1. Knowledge Acquisition
Our focus is on strategies and methodologies of automating knowledge acquisition processes.
a) Construction of linguistic knowledge bases
Over the past two decades, we have developed an infrastructure for Chinese language processing that includes part-of-speech tagged corpus, tree-banks, Chinese lexical databases, Chinese grammatical elements, InfoMap, word identification systems, and sentence parsers, among other components. We plan to make use of these tools to extract linguistic and domain knowledge from the web with crowd sourcing.

b) Pattern-based information extraction (IE)
Most pattern-based IE approaches are initiated by manually providing seed instances. We have proposed a semi-supervised method that can manage a large quantity of seed instances with diverse quality. Our strategy can provide flexible frame-based pattern matching and summarization.

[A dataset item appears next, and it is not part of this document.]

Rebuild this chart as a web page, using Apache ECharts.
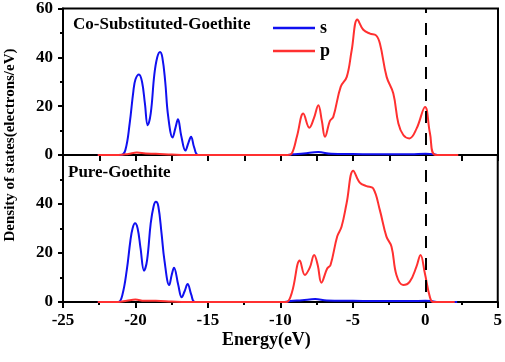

2. Knowledge Representation
We will remodel the current ontology structures of WordNet, HowNet, and FrameNet to achieve a more unified representation. We have designed a universal concept representational mechanism called E-HowNet, a frame-based entity-relation model. E-HowNet has semantic composition and decomposition capabilities, which are intended to enable it to derive near-canonical sense representation of sentences through semantic composition of lexical senses.

3. Knowledge Utilization
Our Chinese input system, GOING, is used by over one million people in Taiwan. Our knowledge representation kernel, InfoMap, has been applied to a wide variety of application systems. In the future, we will design event frames as a major building block of our learning system. We will also develop basic technologies for processing spoken languages, and music to support various applications.

a) Knowledge-based Chinese language processing
We will focus on the conceptual processing of Chinese documents. Our system will utilize the statistical, linguistic, and common sense knowledge derived by our evolving Knowledge Web and E-HowNet to parse the conceptual structures of sentences and interpret the meanings of sentences.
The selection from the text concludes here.